C’était il y a un mois tout juste. Le 1er mars, le Premier ministre slovaque accueillait personnellement sur le tarmac de l’aéroport de Kosice un avion-cargo russe chargé de 200 000 doses du vaccin Spoutnik V. Planté devant la soute ouverte sur les caisses de sérum, Igor Matovic expliquait : «Il est juste d’acheter le vaccin russe car le Covid ne connaît pas la géopolitique.» Ses alliés politiques ne l’ont pas vu du même œil et l’opération a fini par lui coûter son poste. Après un mois de crise gouvernementale, trois des quatre partis qui composent la coalition au pouvoir en Slovaquie ont obtenu hier soir la démission du Premier ministre populiste, Igor Matovic.
«A la veille de la semaine sainte, que nous célébrons comme un symbole de souffrance, de sacrifice et de pardon, j’ai décidé de faire un geste de pardon envers les personnes qui réclamaient ma démission», a-t-il lancé, tout en emphase comme à son habitude, en ce dimanche des Rameaux.

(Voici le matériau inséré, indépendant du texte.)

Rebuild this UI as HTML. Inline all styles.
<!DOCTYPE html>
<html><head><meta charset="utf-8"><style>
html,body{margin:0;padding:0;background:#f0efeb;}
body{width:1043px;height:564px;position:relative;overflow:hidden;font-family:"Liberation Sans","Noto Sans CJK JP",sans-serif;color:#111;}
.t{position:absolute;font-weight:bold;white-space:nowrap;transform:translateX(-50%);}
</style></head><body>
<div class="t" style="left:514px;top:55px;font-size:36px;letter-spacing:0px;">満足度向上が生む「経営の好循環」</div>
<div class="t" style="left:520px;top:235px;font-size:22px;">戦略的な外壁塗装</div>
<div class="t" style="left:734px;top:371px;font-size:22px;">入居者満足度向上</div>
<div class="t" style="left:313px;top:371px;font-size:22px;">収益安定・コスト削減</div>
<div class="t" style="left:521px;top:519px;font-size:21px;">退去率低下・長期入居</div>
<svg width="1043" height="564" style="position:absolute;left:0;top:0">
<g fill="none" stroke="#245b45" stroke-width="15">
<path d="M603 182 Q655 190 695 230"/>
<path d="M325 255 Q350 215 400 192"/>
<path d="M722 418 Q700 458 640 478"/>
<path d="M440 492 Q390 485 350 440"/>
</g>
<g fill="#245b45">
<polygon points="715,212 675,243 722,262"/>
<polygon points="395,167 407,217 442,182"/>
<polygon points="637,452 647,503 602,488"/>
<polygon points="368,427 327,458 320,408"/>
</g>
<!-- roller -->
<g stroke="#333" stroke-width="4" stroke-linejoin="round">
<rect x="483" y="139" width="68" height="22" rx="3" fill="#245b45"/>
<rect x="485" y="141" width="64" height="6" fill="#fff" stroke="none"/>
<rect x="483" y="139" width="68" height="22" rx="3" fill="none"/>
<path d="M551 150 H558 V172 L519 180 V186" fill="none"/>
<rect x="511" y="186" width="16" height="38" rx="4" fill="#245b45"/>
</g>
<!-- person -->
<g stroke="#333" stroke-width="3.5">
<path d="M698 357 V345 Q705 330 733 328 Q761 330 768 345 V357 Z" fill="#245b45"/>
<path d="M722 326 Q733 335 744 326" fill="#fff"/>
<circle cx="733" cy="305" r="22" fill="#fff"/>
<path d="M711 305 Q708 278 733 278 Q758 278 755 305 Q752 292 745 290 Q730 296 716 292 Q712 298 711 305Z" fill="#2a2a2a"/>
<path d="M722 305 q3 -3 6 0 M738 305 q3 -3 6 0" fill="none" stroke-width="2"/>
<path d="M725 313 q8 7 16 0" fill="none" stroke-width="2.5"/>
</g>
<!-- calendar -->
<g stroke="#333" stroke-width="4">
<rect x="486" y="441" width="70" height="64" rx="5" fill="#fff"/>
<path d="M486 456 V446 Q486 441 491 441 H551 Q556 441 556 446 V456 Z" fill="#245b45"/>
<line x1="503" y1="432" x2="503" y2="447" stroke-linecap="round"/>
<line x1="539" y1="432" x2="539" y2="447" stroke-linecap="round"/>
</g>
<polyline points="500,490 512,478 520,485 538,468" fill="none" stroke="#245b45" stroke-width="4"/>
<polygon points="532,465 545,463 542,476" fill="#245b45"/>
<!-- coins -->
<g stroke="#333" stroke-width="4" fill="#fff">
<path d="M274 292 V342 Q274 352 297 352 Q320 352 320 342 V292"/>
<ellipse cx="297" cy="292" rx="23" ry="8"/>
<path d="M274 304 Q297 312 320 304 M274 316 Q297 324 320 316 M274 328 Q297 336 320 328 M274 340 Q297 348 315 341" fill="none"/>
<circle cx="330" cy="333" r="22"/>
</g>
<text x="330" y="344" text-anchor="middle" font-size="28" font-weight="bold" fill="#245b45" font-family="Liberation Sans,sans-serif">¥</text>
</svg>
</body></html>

Avant qu’il ne négocie personnellement l’achat de Spoutnik V, sa coalition (qui rassemble des partis allant du centre droit à l’extrême droite) s’était clairement opposée au recours au vaccin russe avant qu’il ne soit homologué par l’Union européenne. Igor Matovic est passé outre, sans avertir ses partenaires, et a soigneusement scénarisé l’arrivée de la commande.
«Jouer les héros»
«C’était une tentative maladroite de gagner des points auprès de l’opinion publique en jouant les héros bien plus qu’une prise de position géopolitique», estime Jana Vargovcikova, maîtresse de conférences à l’Inalco. En novembre, Igor Matovic s’était déjà illustré en mettant sur pied une autre mesure anti-Covid spectaculaire, fondée cette fois sur une campagne de test colossale, en un seul week-end, à laquelle était invité à participer l’ensemble de la population du pays. L’opération n’avait pas non plus été exempte de critiques, sans atteindre le niveau de controverse autour de l’achat du Spoutnik V.
Quand le journal Hospodárske Noviny a révélé que Bratislava avait commandé via le mécanisme d’achats européen seulement 71 % des doses auxquelles elle avait le droit, la polémique a enflé. Selon le quotidien, la Slovaquie aurait pu obtenir 3 millions de doses supplémentaires de Pfizer-BioNTech.
En l’espace de dix jours, six ministres ont démissionné pour pousser Matovic à faire de même. Parmi eux, Ivan Korcok, le ministre des Affaires étrangères, fermement pro-européen et pro-atlantiste. «Ce vaccin nous divise ici, il nous divise à l’étranger et il remet en question le processus européen», expliquait-il, dès l’arrivée des doses russes. La semaine dernière, la présidente slovaque, Zuzana Caputová, avait aussi réclamé la démission de Matovic.
Echange de postes
Elu l’an dernier sur un mot d’ordre anticorruption, celui-ci a fini par céder en proposant un échange de postes, rapidement approuvé par la coalition. Le ministre des Finances, Eduard Heger, devrait devenir Premier ministre, et Matovic hériter de sa place. A 44 ans, Heger est un visage peu connu de la scène politique slovaque. Il a été élu député pour la première fois en 2016, sur la liste d’Olano, le parti attrape-tout de Matovic, après une carrière d’entrepreneur qui l’a porté jusque vers la vente de vodka de luxe aux Etats-Unis. «C’est un membre important du mouvement chrétien charismatique, qui fait partie de l’aile la plus conservatrice d’Olano, explique Jana Vargovcikova. On peut s’attendre à ce qu’il tente d’orienter la politique du gouvernement dans cette direction.»
Quant à la cargaison de Spoutnik V, elle n’a jusqu’ici produit que des remous politiques. Les 200 000 doses arrivées le 1er sont restées au frais : l’Agence nationale des médicaments n’a pas donné son feu vert pour leur utilisation, en raison d’un manque de documentation. Il n’est plus question non plus du 1,8 million de fioles supplémentaires censées être livrées par la Russie d’ici juin. La campagne de vaccination suit son rythme sans elles : 11,8 % de la population a reçu au moins une dose, soit un peu plus que la moyenne européenne de 10,8 %.